Arsenic microbe in Mono Lake may reshape hunt for extraterrestrial life
Scientists have found a microbe in Mono Lake, California, that uses arsenic as a fundamental building block, changing the definition of 'life as we know it' and the search for extraterrestrial life.
Scientists have found at California's Mono Lake a strange bacteria that can use arsenic as one of its nutrients. The discovery widens the scope for finding new forms of terrestrial and extraterrestrial life.
Ben Margot/AP/file
The dotty aunts in "Arsenic and Old Lace" may finally have met their match.
Skip to next paragraphA microbe that thrives in the muck of eastern California's Mono Lake is able to use arsenic, which is poisonous to a wide range of creatures, as one of a half dozen fundamental building blocks in biologically critical molecules such as proteins and DNA.
If the results hold up to further scrutiny, they could improve the prospects for finding at least simple forms of extraterrestrial life on other planets or moons, including Saturn's moon Titan, astrobiologists say.
Astrobiologists have been using life on Earth as a basis for hunting for potential habitats beyond the third rock from the sun.
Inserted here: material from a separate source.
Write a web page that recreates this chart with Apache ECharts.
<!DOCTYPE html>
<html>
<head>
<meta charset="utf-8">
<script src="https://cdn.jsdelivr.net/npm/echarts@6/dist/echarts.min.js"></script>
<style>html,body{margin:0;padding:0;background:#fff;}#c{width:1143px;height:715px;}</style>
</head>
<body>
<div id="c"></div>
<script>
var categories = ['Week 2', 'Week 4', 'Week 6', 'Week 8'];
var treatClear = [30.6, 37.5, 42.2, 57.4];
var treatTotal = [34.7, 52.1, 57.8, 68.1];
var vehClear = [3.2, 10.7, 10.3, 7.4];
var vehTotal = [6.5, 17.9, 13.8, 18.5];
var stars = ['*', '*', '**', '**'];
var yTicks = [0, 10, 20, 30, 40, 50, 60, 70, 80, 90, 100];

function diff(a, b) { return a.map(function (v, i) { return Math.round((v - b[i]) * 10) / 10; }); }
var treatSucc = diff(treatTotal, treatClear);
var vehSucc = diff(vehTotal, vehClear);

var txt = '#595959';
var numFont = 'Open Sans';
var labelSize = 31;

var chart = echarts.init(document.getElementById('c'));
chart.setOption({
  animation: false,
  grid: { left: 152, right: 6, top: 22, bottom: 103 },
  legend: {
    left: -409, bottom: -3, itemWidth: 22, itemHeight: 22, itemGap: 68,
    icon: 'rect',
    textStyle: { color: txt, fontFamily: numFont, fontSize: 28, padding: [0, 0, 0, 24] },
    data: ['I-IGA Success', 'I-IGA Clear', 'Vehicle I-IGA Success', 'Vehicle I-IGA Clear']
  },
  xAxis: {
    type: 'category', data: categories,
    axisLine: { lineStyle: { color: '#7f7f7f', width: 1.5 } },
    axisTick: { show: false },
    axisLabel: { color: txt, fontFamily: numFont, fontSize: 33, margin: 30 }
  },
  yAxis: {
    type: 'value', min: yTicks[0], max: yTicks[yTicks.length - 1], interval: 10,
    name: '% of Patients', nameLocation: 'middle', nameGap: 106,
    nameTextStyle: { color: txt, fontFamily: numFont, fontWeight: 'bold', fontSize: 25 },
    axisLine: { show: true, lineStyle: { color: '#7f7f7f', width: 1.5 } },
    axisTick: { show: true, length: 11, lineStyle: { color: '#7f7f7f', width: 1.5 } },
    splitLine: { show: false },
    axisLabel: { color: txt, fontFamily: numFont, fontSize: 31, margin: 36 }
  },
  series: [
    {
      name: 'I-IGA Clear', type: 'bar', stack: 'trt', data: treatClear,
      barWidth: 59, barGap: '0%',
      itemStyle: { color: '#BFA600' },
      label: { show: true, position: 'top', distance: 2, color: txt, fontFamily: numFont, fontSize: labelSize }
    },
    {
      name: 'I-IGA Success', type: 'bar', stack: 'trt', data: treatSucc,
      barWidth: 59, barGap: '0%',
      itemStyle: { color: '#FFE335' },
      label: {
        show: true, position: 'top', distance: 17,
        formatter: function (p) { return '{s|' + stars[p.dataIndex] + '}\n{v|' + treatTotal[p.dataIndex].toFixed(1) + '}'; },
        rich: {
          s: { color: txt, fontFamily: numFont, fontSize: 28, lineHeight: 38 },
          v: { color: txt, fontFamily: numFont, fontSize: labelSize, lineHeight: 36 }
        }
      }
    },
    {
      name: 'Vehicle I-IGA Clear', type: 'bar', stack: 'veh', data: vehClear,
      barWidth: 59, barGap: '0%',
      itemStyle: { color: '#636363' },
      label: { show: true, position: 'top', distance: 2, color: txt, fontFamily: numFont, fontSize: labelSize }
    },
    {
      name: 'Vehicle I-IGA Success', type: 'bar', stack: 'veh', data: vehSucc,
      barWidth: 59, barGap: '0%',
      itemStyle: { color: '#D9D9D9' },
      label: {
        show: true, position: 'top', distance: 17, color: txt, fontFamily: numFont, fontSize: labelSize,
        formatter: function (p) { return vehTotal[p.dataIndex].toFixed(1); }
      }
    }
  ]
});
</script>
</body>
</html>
But most of the attention has focused on what researchers offhandedly refer to as "life as we know it." Until now, biological canon has held that life on Earth is mainly built around a mix of six chemical elements: hydrogen, oxygen, carbon, sulfur, nitrogen, and phosphorus.
But a small number of scientists have been pushing the idea of "life as we don't know it," says Dirk Schulze-Makuch, an astrobiologist at Washington State University in Pullman, Wash., who counts himself as one of this small band.
"There could be different building blocks used, different types of elements, or different types of energy sources," he says.
And now, along comes a terrestrial form of life that can replace phosphorus with arsenic and thrive.
Revising the 'recipe' for life
Other bacteria in effect "breathe" arsenic or use it as a food source, converting it into something less harmful. But the newly discovered bacteria incorporate it into the very fabric of their most basic biological structures.
"It's an exciting result that basically made my day," says Dr. Schulze-Makuch of the discovery, made by a team led by US Geological Survey biochemist Felisa Wolfe-Simon.
It's as though "the recipes to make the fundamental molecules of life are open for negotiation," adds James Elser, a biologist at Arizona State University who was not part of the group making the discovery.
Dr. Wolfe-Simon says the hunt for organisms that might be based on different groups of chemical elements began when she noticed that some of the elements organisms use in very small amounts – such as iron, zinc, and molybdenum – had ready substitutes. These substitutes are similar enough to the elements they would replace that many organisms can use them as stand-ins if the originals are unavailable.